Task instructions | All the data should be repeated exactly. Any image in it is left out.
==============================
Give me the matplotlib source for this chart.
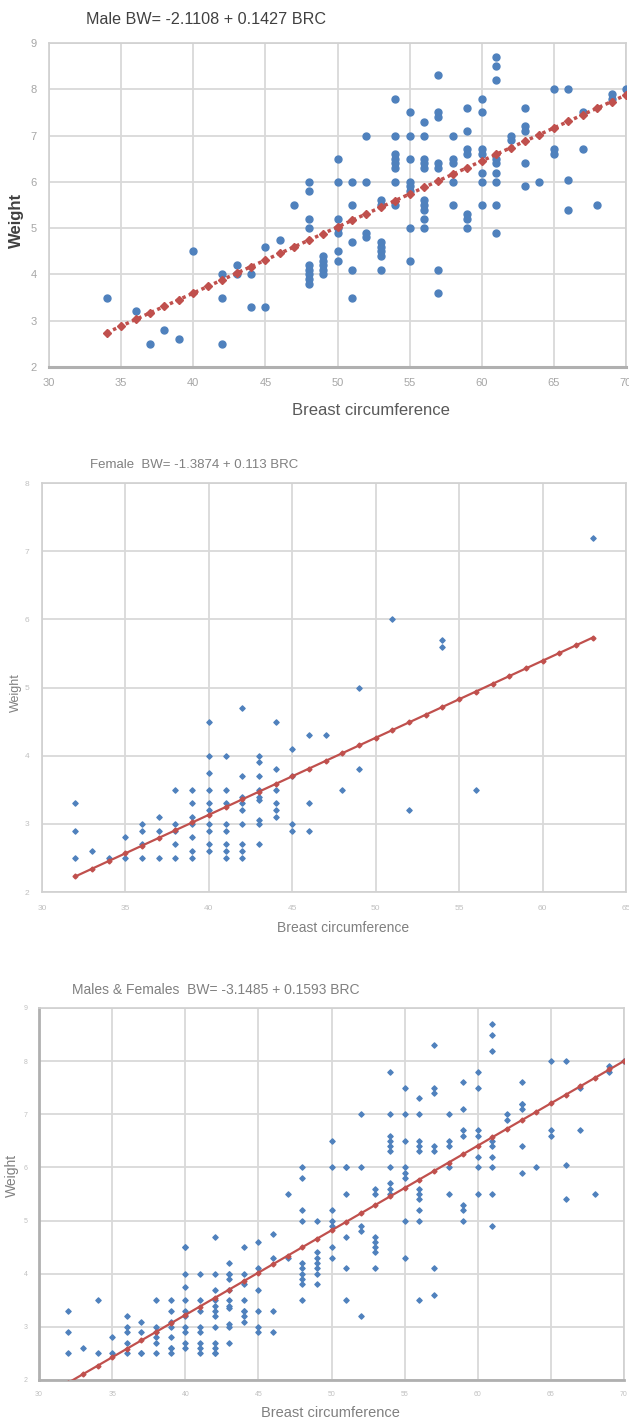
import numpy as np
import matplotlib
matplotlib.use("Agg")
import matplotlib.pyplot as plt

plt.rcParams['font.family'] = ['Liberation Sans', 'DejaVu Sans']

# ---- data ----
male_brc = ([34, 36, 37, 38, 39, 40] + [42]*3 + [43]*2 + [44]*2 + [45]*2 + [46, 47]
            + [48]*9 + [49]*5 + [50]*7 + [51]*5 + [52]*4 + [53]*7 + [54]*8 + [55]*8
            + [56]*10 + [57]*7 + [58]*5 + [59]*7 + [60]*7 + [61]*9 + [62]*2 + [63]*5
            + [64] + [65]*3 + [66]*3 + [67]*2 + [68] + [69]*2 + [70])
male_bw = [3.5, 3.2, 2.5, 2.8, 2.6, 4.5,
           4.0, 3.5, 2.5,
           4.2, 4.0,
           4.0, 3.3,
           4.6, 3.3,
           4.75, 5.5,
           6.0, 5.8, 5.2, 5.0, 4.2, 4.1, 4.0, 3.9, 3.8,
           4.4, 4.3, 4.2, 4.1, 4.0,
           6.5, 6.0, 5.2, 5.0, 4.9, 4.5, 4.3,
           6.0, 5.5, 4.7, 4.1, 3.5,
           7.0, 6.0, 4.9, 4.8,
           5.6, 5.5, 4.7, 4.6, 4.5, 4.4, 4.1,
           7.8, 7.0, 6.6, 6.5, 6.4, 6.3, 6.0, 5.5,
           7.5, 7.0, 6.5, 6.0, 5.9, 5.8, 5.0, 4.3,
           7.3, 7.0, 6.5, 6.4, 6.3, 5.6, 5.5, 5.4, 5.2, 5.0,
           8.3, 7.5, 7.4, 6.4, 6.3, 4.1, 3.6,
           7.0, 6.5, 6.4, 6.0, 5.5,
           7.6, 7.1, 6.7, 6.6, 5.3, 5.2, 5.0,
           7.8, 7.5, 6.7, 6.6, 6.2, 6.0, 5.5,
           8.7, 8.5, 8.2, 6.5, 6.4, 6.2, 6.0, 5.5, 4.9,
           7.0, 6.9,
           7.6, 7.2, 7.1, 6.4, 5.9,
           6.0,
           8.0, 6.7, 6.6,
           8.0, 6.05, 5.4,
           7.5, 6.7,
           5.5,
           7.9, 7.8,
           8.0]

female_brc = ([32]*3 + [33, 34] + [35]*2 + [36]*4 + [37]*3 + [38]*5 + [39]*7 + [40]*10
              + [41]*8 + [42]*9 + [43]*9 + [44]*6 + [45]*4 + [46]*3 + [47, 48] + [49]*2
              + [51, 52] + [54]*2 + [56, 63])
female_bw = [3.3, 2.9, 2.5,
             2.6, 2.5,
             2.8, 2.5,
             3.0, 2.9, 2.7, 2.5,
             3.1, 2.9, 2.5,
             3.5, 3.0, 2.9, 2.7, 2.5,
             3.5, 3.3, 3.1, 3.0, 2.8, 2.6, 2.5,
             4.5, 4.0, 3.75, 3.5, 3.3, 3.2, 3.0, 2.9, 2.7, 2.6,
             4.0, 3.5, 3.3, 3.0, 2.9, 2.7, 2.6, 2.5,
             4.7, 3.7, 3.4, 3.3, 3.2, 3.0, 2.7, 2.6, 2.5,
             4.0, 3.9, 3.7, 3.5, 3.4, 3.35, 3.05, 3.0, 2.7,
             4.5, 3.8, 3.5, 3.3, 3.2, 3.1,
             4.1, 3.7, 3.0, 2.9,
             4.3, 3.3, 2.9,
             4.3, 3.5,
             5.0, 3.8,
             6.0, 3.2,
             5.7, 5.6,
             3.5, 7.2]

all_brc = male_brc + female_brc
all_bw = male_bw + female_bw

# regression coefficients (intercept, slope) from the titles
male_fit = (-2.1108, 0.1427)
female_fit = (-1.3874, 0.113)
all_fit = (-3.1485, 0.1593)

titles = ["Male BW= -2.1108 + 0.1427 BRC",
          "Female  BW= -1.3874 + 0.113 BRC",
          "Males & Females  BW= -3.1485 + 0.1593 BRC"]

blue = "#4f81bd"
red = "#c0504d"
W, H = 629, 1421

fig = plt.figure(figsize=(W/100, H/100), dpi=100)


def box(l, t, r, b):
    return [l/W, 1 - b/H, (r - l)/W, (b - t)/H]


def style(ax, xlim, ylim, tick_size, tick_color):
    ax.set_xlim(*xlim)
    ax.set_ylim(*ylim)
    ax.set_xticks(np.arange(xlim[0], xlim[1] + 1, 5))
    ax.set_yticks(np.arange(ylim[0], ylim[1] + 1, 1))
    ax.grid(True, color="#d9d9d9", linewidth=1.3)
    ax.set_axisbelow(True)
    for s in ax.spines.values():
        s.set_color("#d0d0d0")
        s.set_linewidth(1.2)
    ax.tick_params(length=0, labelsize=tick_size, colors=tick_color)


# ---- panel 1: males ----
ax1 = fig.add_axes(box(49, 43, 626, 367))
style(ax1, (30, 70), (2, 9), 8, "#a6a6a6")
ax1.tick_params(axis="x", pad=8)
ax1.tick_params(axis="y", pad=9)
ax1.spines["bottom"].set_color("#b0b0b0")
ax1.spines["bottom"].set_linewidth(2.2)
ax1.scatter(male_brc, male_bw, s=25, color=blue, marker="o", zorder=3)
lx = np.arange(34, 71)
ax1.plot(lx, male_fit[0] + male_fit[1]*lx, color=red, linestyle=(0, (1, 1)),
         linewidth=2.5, marker="D", markersize=4.5, zorder=4)
fig.text(86/W, 1 - 20/H, titles[0], fontsize=11.6, color="#404040", va="center")
fig.text(16/W, 1 - 220/H, "Weight", fontsize=12, color="#404040", rotation=90,
         ha="center", va="center", fontweight="bold")
fig.text(371/W, 1 - 410/H, "Breast circumference", fontsize=12, color="#595959",
         ha="center", va="center")

# ---- panel 2: females ----
ax2 = fig.add_axes(box(42, 483, 626, 892))
style(ax2, (30, 65), (2, 8), 6, "#c0c0c0")
ax2.tick_params(axis="x", pad=9)
ax2.tick_params(axis="y", pad=9)
ax2.scatter(female_brc, female_bw, s=7, color=blue, marker="D", zorder=3)
lx = np.arange(32, 64)
ax2.plot(lx, female_fit[0] + female_fit[1]*lx, color=red, linewidth=1.6,
         marker="D", markersize=2.5, zorder=4)
fig.text(90/W, 1 - 465/H, titles[1], fontsize=9.5, color="#808080", va="center")
fig.text(16/W, 1 - 693/H, "Weight", fontsize=9, color="#808080", rotation=90,
         ha="center", va="center")
fig.text(343/W, 1 - 928/H, "Breast circumference", fontsize=10, color="#808080",
         ha="center", va="center")

# ---- panel 3: males & females ----
ax3 = fig.add_axes(box(39, 1008, 624, 1380))
style(ax3, (30, 70), (2, 9), 5, "#c0c0c0")
ax3.tick_params(axis="x", pad=8)
ax3.tick_params(axis="y", pad=8)
ax3.spines["bottom"].set_color("#b0b0b0")
ax3.spines["bottom"].set_linewidth(2)
ax3.spines["left"].set_color("#b0b0b0")
ax3.spines["left"].set_linewidth(2)
ax3.scatter(all_brc, all_bw, s=7, color=blue, marker="D", zorder=3)
lx = np.arange(32, 71)
ax3.plot(lx, all_fit[0] + all_fit[1]*lx, color=red, linewidth=1.6,
         marker="D", markersize=2.5, zorder=4, clip_on=True)
fig.text(72/W, 1 - 990/H, titles[2], fontsize=10, color="#808080", va="center")
fig.text(12/W, 1 - 1175/H, "Weight", fontsize=10, color="#808080", rotation=90,
         ha="center", va="center")
fig.text(330/W, 1 - 1413/H, "Breast circumference", fontsize=10.5, color="#808080",
         ha="center", va="center")

fig.savefig("out.png", dpi=100)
==============================
Answer for this exercise |
Give me the matplotlib source for this chart.
import numpy as np
import matplotlib
matplotlib.use("Agg")
import matplotlib.pyplot as plt

plt.rcParams['font.family'] = ['Liberation Sans', 'DejaVu Sans']

# ---- data ----
male_brc = ([34, 36, 37, 38, 39, 40] + [42]*3 + [43]*2 + [44]*2 + [45]*2 + [46, 47]
            + [48]*9 + [49]*5 + [50]*7 + [51]*5 + [52]*4 + [53]*7 + [54]*8 + [55]*8
            + [56]*10 + [57]*7 + [58]*5 + [59]*7 + [60]*7 + [61]*9 + [62]*2 + [63]*5
            + [64] + [65]*3 + [66]*3 + [67]*2 + [68] + [69]*2 + [70])
male_bw = [3.5, 3.2, 2.5, 2.8, 2.6, 4.5,
           4.0, 3.5, 2.5,
           4.2, 4.0,
           4.0, 3.3,
           4.6, 3.3,
           4.75, 5.5,
           6.0, 5.8, 5.2, 5.0, 4.2, 4.1, 4.0, 3.9, 3.8,
           4.4, 4.3, 4.2, 4.1, 4.0,
           6.5, 6.0, 5.2, 5.0, 4.9, 4.5, 4.3,
           6.0, 5.5, 4.7, 4.1, 3.5,
           7.0, 6.0, 4.9, 4.8,
           5.6, 5.5, 4.7, 4.6, 4.5, 4.4, 4.1,
           7.8, 7.0, 6.6, 6.5, 6.4, 6.3, 6.0, 5.5,
           7.5, 7.0, 6.5, 6.0, 5.9, 5.8, 5.0, 4.3,
           7.3, 7.0, 6.5, 6.4, 6.3, 5.6, 5.5, 5.4, 5.2, 5.0,
           8.3, 7.5, 7.4, 6.4, 6.3, 4.1, 3.6,
           7.0, 6.5, 6.4, 6.0, 5.5,
           7.6, 7.1, 6.7, 6.6, 5.3, 5.2, 5.0,
           7.8, 7.5, 6.7, 6.6, 6.2, 6.0, 5.5,
           8.7, 8.5, 8.2, 6.5, 6.4, 6.2, 6.0, 5.5, 4.9,
           7.0, 6.9,
           7.6, 7.2, 7.1, 6.4, 5.9,
           6.0,
           8.0, 6.7, 6.6,
           8.0, 6.05, 5.4,
           7.5, 6.7,
           5.5,
           7.9, 7.8,
           8.0]

female_brc = ([32]*3 + [33, 34] + [35]*2 + [36]*4 + [37]*3 + [38]*5 + [39]*7 + [40]*10
              + [41]*8 + [42]*9 + [43]*9 + [44]*6 + [45]*4 + [46]*3 + [47, 48] + [49]*2
              + [51, 52] + [54]*2 + [56, 63])
female_bw = [3.3, 2.9, 2.5,
             2.6, 2.5,
             2.8, 2.5,
             3.0, 2.9, 2.7, 2.5,
             3.1, 2.9, 2.5,
             3.5, 3.0, 2.9, 2.7, 2.5,
             3.5, 3.3, 3.1, 3.0, 2.8, 2.6, 2.5,
             4.5, 4.0, 3.75, 3.5, 3.3, 3.2, 3.0, 2.9, 2.7, 2.6,
             4.0, 3.5, 3.3, 3.0, 2.9, 2.7, 2.6, 2.5,
             4.7, 3.7, 3.4, 3.3, 3.2, 3.0, 2.7, 2.6, 2.5,
             4.0, 3.9, 3.7, 3.5, 3.4, 3.35, 3.05, 3.0, 2.7,
             4.5, 3.8, 3.5, 3.3, 3.2, 3.1,
             4.1, 3.7, 3.0, 2.9,
             4.3, 3.3, 2.9,
             4.3, 3.5,
             5.0, 3.8,
             6.0, 3.2,
             5.7, 5.6,
             3.5, 7.2]

all_brc = male_brc + female_brc
all_bw = male_bw + female_bw

# regression coefficients (intercept, slope) from the titles
male_fit = (-2.1108, 0.1427)
female_fit = (-1.3874, 0.113)
all_fit = (-3.1485, 0.1593)

titles = ["Male BW= -2.1108 + 0.1427 BRC",
          "Female  BW= -1.3874 + 0.113 BRC",
          "Males & Females  BW= -3.1485 + 0.1593 BRC"]

blue = "#4f81bd"
red = "#c0504d"
W, H = 629, 1421

fig = plt.figure(figsize=(W/100, H/100), dpi=100)


def box(l, t, r, b):
    return [l/W, 1 - b/H, (r - l)/W, (b - t)/H]


def style(ax, xlim, ylim, tick_size, tick_color):
    ax.set_xlim(*xlim)
    ax.set_ylim(*ylim)
    ax.set_xticks(np.arange(xlim[0], xlim[1] + 1, 5))
    ax.set_yticks(np.arange(ylim[0], ylim[1] + 1, 1))
    ax.grid(True, color="#d9d9d9", linewidth=1.3)
    ax.set_axisbelow(True)
    for s in ax.spines.values():
        s.set_color("#d0d0d0")
        s.set_linewidth(1.2)
    ax.tick_params(length=0, labelsize=tick_size, colors=tick_color)


# ---- panel 1: males ----
ax1 = fig.add_axes(box(49, 43, 626, 367))
style(ax1, (30, 70), (2, 9), 8, "#a6a6a6")
ax1.tick_params(axis="x", pad=8)
ax1.tick_params(axis="y", pad=9)
ax1.spines["bottom"].set_color("#b0b0b0")
ax1.spines["bottom"].set_linewidth(2.2)
ax1.scatter(male_brc, male_bw, s=25, color=blue, marker="o", zorder=3)
lx = np.arange(34, 71)
ax1.plot(lx, male_fit[0] + male_fit[1]*lx, color=red, linestyle=(0, (1, 1)),
         linewidth=2.5, marker="D", markersize=4.5, zorder=4)
fig.text(86/W, 1 - 20/H, titles[0], fontsize=11.6, color="#404040", va="center")
fig.text(16/W, 1 - 220/H, "Weight", fontsize=12, color="#404040", rotation=90,
         ha="center", va="center", fontweight="bold")
fig.text(371/W, 1 - 410/H, "Breast circumference", fontsize=12, color="#595959",
         ha="center", va="center")

# ---- panel 2: females ----
ax2 = fig.add_axes(box(42, 483, 626, 892))
style(ax2, (30, 65), (2, 8), 6, "#c0c0c0")
ax2.tick_params(axis="x", pad=9)
ax2.tick_params(axis="y", pad=9)
ax2.scatter(female_brc, female_bw, s=7, color=blue, marker="D", zorder=3)
lx = np.arange(32, 64)
ax2.plot(lx, female_fit[0] + female_fit[1]*lx, color=red, linewidth=1.6,
         marker="D", markersize=2.5, zorder=4)
fig.text(90/W, 1 - 465/H, titles[1], fontsize=9.5, color="#808080", va="center")
fig.text(16/W, 1 - 693/H, "Weight", fontsize=9, color="#808080", rotation=90,
         ha="center", va="center")
fig.text(343/W, 1 - 928/H, "Breast circumference", fontsize=10, color="#808080",
         ha="center", va="center")

# ---- panel 3: males & females ----
ax3 = fig.add_axes(box(39, 1008, 624, 1380))
style(ax3, (30, 70), (2, 9), 5, "#c0c0c0")
ax3.tick_params(axis="x", pad=8)
ax3.tick_params(axis="y", pad=8)
ax3.spines["bottom"].set_color("#b0b0b0")
ax3.spines["bottom"].set_linewidth(2)
ax3.spines["left"].set_color("#b0b0b0")
ax3.spines["left"].set_linewidth(2)
ax3.scatter(all_brc, all_bw, s=7, color=blue, marker="D", zorder=3)
lx = np.arange(32, 71)
ax3.plot(lx, all_fit[0] + all_fit[1]*lx, color=red, linewidth=1.6,
         marker="D", markersize=2.5, zorder=4, clip_on=True)
fig.text(72/W, 1 - 990/H, titles[2], fontsize=10, color="#808080", va="center")
fig.text(12/W, 1 - 1175/H, "Weight", fontsize=10, color="#808080", rotation=90,
         ha="center", va="center")
fig.text(330/W, 1 - 1413/H, "Breast circumference", fontsize=10.5, color="#808080",
         ha="center", va="center")

fig.savefig("out.png", dpi=100)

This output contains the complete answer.